» **Written instruction**
Provide an exact copy of the data, excluding the images.
— Begin Source material —
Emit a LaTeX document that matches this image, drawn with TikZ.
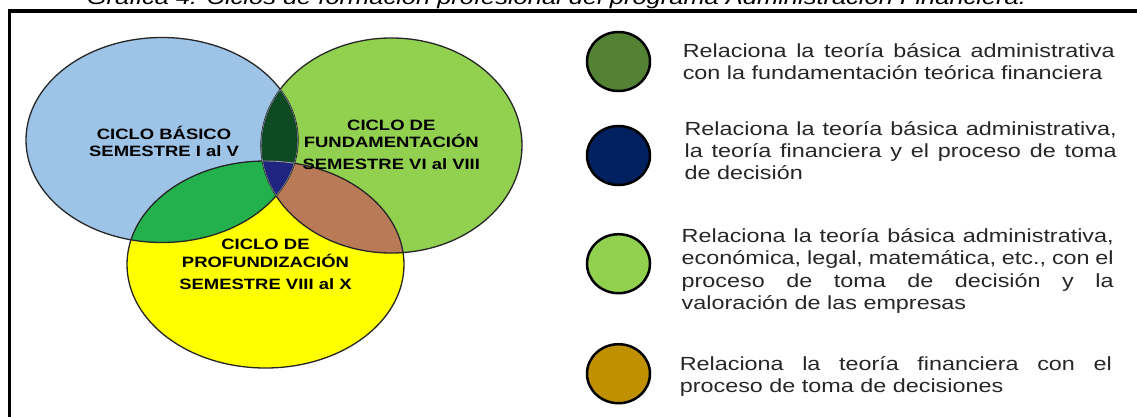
\documentclass[tikz,border=0pt]{standalone}
\usepackage{fontspec}
\setmainfont[FakeStretch=1.23]{Liberation Sans}
\usetikzlibrary{shapes.geometric}
\definecolor{cBlue}{HTML}{9DC3E6}
\definecolor{cGreen}{HTML}{92D050}
\definecolor{cYellow}{HTML}{FFFF00}
\definecolor{cDarkGreen}{HTML}{0D4A22}
\definecolor{cLensGreen}{HTML}{22B14C}
\definecolor{cBrown}{HTML}{B97A57}
\definecolor{cNavy}{HTML}{1F2480}
\definecolor{cEdge}{HTML}{262626}
\definecolor{cLight}{HTML}{8E9AB0}
\definecolor{kOlive}{HTML}{548235}
\definecolor{kNavy}{HTML}{002060}
\definecolor{kLime}{HTML}{92D050}
\definecolor{kGold}{HTML}{BF9000}
\tolerance=10000
\hbadness=10000
\tikzset{
  venntext/.style={font=\bfseries\fontsize{15}{17.7}\selectfont, align=center, anchor=base, inner sep=0pt, text=black},
  legcirc/.style={ellipse, draw=black, line width=2.5pt, minimum width=63pt, minimum height=59pt, inner sep=0pt},
  legtext/.style={font=\fontsize{19}{22.4}\selectfont, text width=432pt, align=justify, anchor=base west, inner sep=0pt, text=black!85},
  edge/.style={draw=cEdge, line width=1.3pt},
  lightedge/.style={draw=cLight, line width=0.9pt}
}
\begin{document}
\begin{tikzpicture}[x=1pt,y=-1pt]
\useasboundingbox (0,0) rectangle (1137,416);
% title (partly cut by the page edge)
\node[font=\itshape\fontsize{20.7}{24}\selectfont, anchor=base, inner sep=0pt] (title) at (556.5,4.5) {Gráfica 4. Ciclos de formación profesional del programa Administración Financiera.};
% frame
\draw[line width=3.5pt] (9.5,440) -- (9.5,11) -- (1160,11);
% base fills
\fill[cBlue] (162,140) ellipse [x radius=136pt, y radius=102.5pt];
\fill[cGreen] (391.5,145.5) ellipse [x radius=130.5pt, y radius=107.5pt];
\fill[cYellow] (265.5,264.5) ellipse [x radius=138.5pt, y radius=103.5pt];
% overlaps
\begin{scope}
  \clip (162,140) ellipse [x radius=136pt, y radius=102.5pt];
  \clip (391.5,145.5) ellipse [x radius=130.5pt, y radius=107.5pt];
  \fill[cDarkGreen] (0,0) rectangle (600,416);
\end{scope}
\begin{scope}
  \clip (162,140) ellipse [x radius=136pt, y radius=102.5pt];
  \clip (265.5,264.5) ellipse [x radius=138.5pt, y radius=103.5pt];
  \fill[cLensGreen] (0,0) rectangle (600,416);
\end{scope}
\begin{scope}
  \clip (391.5,145.5) ellipse [x radius=130.5pt, y radius=107.5pt];
  \clip (265.5,264.5) ellipse [x radius=138.5pt, y radius=103.5pt];
  \fill[cBrown] (0,0) rectangle (600,416);
\end{scope}
\begin{scope}
  \clip (162,140) ellipse [x radius=136pt, y radius=102.5pt];
  \clip (391.5,145.5) ellipse [x radius=130.5pt, y radius=107.5pt];
  \clip (265.5,264.5) ellipse [x radius=138.5pt, y radius=103.5pt];
  \fill[cNavy] (0,0) rectangle (600,416);
\end{scope}
% outlines
\draw[edge] (162,140) ellipse [x radius=136pt, y radius=102.5pt];
\draw[edge] (391.5,145.5) ellipse [x radius=130.5pt, y radius=107.5pt];
\draw[edge] (265.5,264.5) ellipse [x radius=138.5pt, y radius=103.5pt];
\begin{scope}
  \clip (162,140) ellipse [x radius=136pt, y radius=102.5pt];
  \clip (391.5,145.5) ellipse [x radius=130.5pt, y radius=107.5pt];
  \draw[lightedge] (162,140) ellipse [x radius=136pt, y radius=102.5pt];
  \draw[lightedge] (391.5,145.5) ellipse [x radius=130.5pt, y radius=107.5pt];
  \draw[lightedge] (265.5,264.5) ellipse [x radius=138.5pt, y radius=103.5pt];
\end{scope}
% circle labels (anchor = baseline of the last line)
\node[venntext] (basico) at (164,156.7) {CICLO BÁSICO\\SEMESTRE I al V};
\node[venntext] (fundam) at (391.3,169.3) {CICLO DE\\FUNDAMENTACIÓN\\[3.9pt]SEMESTRE VI al VIII};
\node[venntext] (profund) at (265.5,289.3) {CICLO DE\\PROFUNDIZACIÓN\\[4.6pt]SEMESTRE VIII al X};
% legend
\node[legcirc, fill=kOlive] (k1) at (618.5,61.5) {};
\node[legcirc, fill=kNavy] (k2) at (618.5,155.5) {};
\node[legcirc, fill=kLime] (k3) at (618.5,263.7) {};
\node[legcirc, fill=kGold] (k4) at (618.5,373.7) {};
\node[legtext] (t1) at (682.6,57.3) {Relaciona la teoría básica administrativa\linebreak con la fundamentación teórica financiera};
\node[legtext] (t2) at (684.4,135) {Relaciona la teoría básica administrativa,\linebreak la teoría financiera y el proceso de toma\linebreak de decisión};
\node[legtext] (t3) at (681.5,242.3) {Relaciona la teoría básica administrativa,\linebreak económica, legal, matemática, etc., con el\linebreak proceso de toma de decisión y la\linebreak valoración de las empresas};
\node[legtext] (t4) at (679.6,370) {Relaciona la teoría financiera con el\linebreak proceso de toma de decisiones};
\end{tikzpicture}
\end{document}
— End Source material —
» **Solution for this problem**
Emit a LaTeX document that matches this image, drawn with TikZ.
\documentclass[tikz,border=0pt]{standalone}
\usepackage{fontspec}
\setmainfont[FakeStretch=1.23]{Liberation Sans}
\usetikzlibrary{shapes.geometric}
\definecolor{cBlue}{HTML}{9DC3E6}
\definecolor{cGreen}{HTML}{92D050}
\definecolor{cYellow}{HTML}{FFFF00}
\definecolor{cDarkGreen}{HTML}{0D4A22}
\definecolor{cLensGreen}{HTML}{22B14C}
\definecolor{cBrown}{HTML}{B97A57}
\definecolor{cNavy}{HTML}{1F2480}
\definecolor{cEdge}{HTML}{262626}
\definecolor{cLight}{HTML}{8E9AB0}
\definecolor{kOlive}{HTML}{548235}
\definecolor{kNavy}{HTML}{002060}
\definecolor{kLime}{HTML}{92D050}
\definecolor{kGold}{HTML}{BF9000}
\tolerance=10000
\hbadness=10000
\tikzset{
  venntext/.style={font=\bfseries\fontsize{15}{17.7}\selectfont, align=center, anchor=base, inner sep=0pt, text=black},
  legcirc/.style={ellipse, draw=black, line width=2.5pt, minimum width=63pt, minimum height=59pt, inner sep=0pt},
  legtext/.style={font=\fontsize{19}{22.4}\selectfont, text width=432pt, align=justify, anchor=base west, inner sep=0pt, text=black!85},
  edge/.style={draw=cEdge, line width=1.3pt},
  lightedge/.style={draw=cLight, line width=0.9pt}
}
\begin{document}
\begin{tikzpicture}[x=1pt,y=-1pt]
\useasboundingbox (0,0) rectangle (1137,416);
% title (partly cut by the page edge)
\node[font=\itshape\fontsize{20.7}{24}\selectfont, anchor=base, inner sep=0pt] (title) at (556.5,4.5) {Gráfica 4. Ciclos de formación profesional del programa Administración Financiera.};
% frame
\draw[line width=3.5pt] (9.5,440) -- (9.5,11) -- (1160,11);
% base fills
\fill[cBlue] (162,140) ellipse [x radius=136pt, y radius=102.5pt];
\fill[cGreen] (391.5,145.5) ellipse [x radius=130.5pt, y radius=107.5pt];
\fill[cYellow] (265.5,264.5) ellipse [x radius=138.5pt, y radius=103.5pt];
% overlaps
\begin{scope}
  \clip (162,140) ellipse [x radius=136pt, y radius=102.5pt];
  \clip (391.5,145.5) ellipse [x radius=130.5pt, y radius=107.5pt];
  \fill[cDarkGreen] (0,0) rectangle (600,416);
\end{scope}
\begin{scope}
  \clip (162,140) ellipse [x radius=136pt, y radius=102.5pt];
  \clip (265.5,264.5) ellipse [x radius=138.5pt, y radius=103.5pt];
  \fill[cLensGreen] (0,0) rectangle (600,416);
\end{scope}
\begin{scope}
  \clip (391.5,145.5) ellipse [x radius=130.5pt, y radius=107.5pt];
  \clip (265.5,264.5) ellipse [x radius=138.5pt, y radius=103.5pt];
  \fill[cBrown] (0,0) rectangle (600,416);
\end{scope}
\begin{scope}
  \clip (162,140) ellipse [x radius=136pt, y radius=102.5pt];
  \clip (391.5,145.5) ellipse [x radius=130.5pt, y radius=107.5pt];
  \clip (265.5,264.5) ellipse [x radius=138.5pt, y radius=103.5pt];
  \fill[cNavy] (0,0) rectangle (600,416);
\end{scope}
% outlines
\draw[edge] (162,140) ellipse [x radius=136pt, y radius=102.5pt];
\draw[edge] (391.5,145.5) ellipse [x radius=130.5pt, y radius=107.5pt];
\draw[edge] (265.5,264.5) ellipse [x radius=138.5pt, y radius=103.5pt];
\begin{scope}
  \clip (162,140) ellipse [x radius=136pt, y radius=102.5pt];
  \clip (391.5,145.5) ellipse [x radius=130.5pt, y radius=107.5pt];
  \draw[lightedge] (162,140) ellipse [x radius=136pt, y radius=102.5pt];
  \draw[lightedge] (391.5,145.5) ellipse [x radius=130.5pt, y radius=107.5pt];
  \draw[lightedge] (265.5,264.5) ellipse [x radius=138.5pt, y radius=103.5pt];
\end{scope}
% circle labels (anchor = baseline of the last line)
\node[venntext] (basico) at (164,156.7) {CICLO BÁSICO\\SEMESTRE I al V};
\node[venntext] (fundam) at (391.3,169.3) {CICLO DE\\FUNDAMENTACIÓN\\[3.9pt]SEMESTRE VI al VIII};
\node[venntext] (profund) at (265.5,289.3) {CICLO DE\\PROFUNDIZACIÓN\\[4.6pt]SEMESTRE VIII al X};
% legend
\node[legcirc, fill=kOlive] (k1) at (618.5,61.5) {};
\node[legcirc, fill=kNavy] (k2) at (618.5,155.5) {};
\node[legcirc, fill=kLime] (k3) at (618.5,263.7) {};
\node[legcirc, fill=kGold] (k4) at (618.5,373.7) {};
\node[legtext] (t1) at (682.6,57.3) {Relaciona la teoría básica administrativa\linebreak con la fundamentación teórica financiera};
\node[legtext] (t2) at (684.4,135) {Relaciona la teoría básica administrativa,\linebreak la teoría financiera y el proceso de toma\linebreak de decisión};
\node[legtext] (t3) at (681.5,242.3) {Relaciona la teoría básica administrativa,\linebreak económica, legal, matemática, etc., con el\linebreak proceso de toma de decisión y la\linebreak valoración de las empresas};
\node[legtext] (t4) at (679.6,370) {Relaciona la teoría financiera con el\linebreak proceso de toma de decisiones};
\end{tikzpicture}
\end{document}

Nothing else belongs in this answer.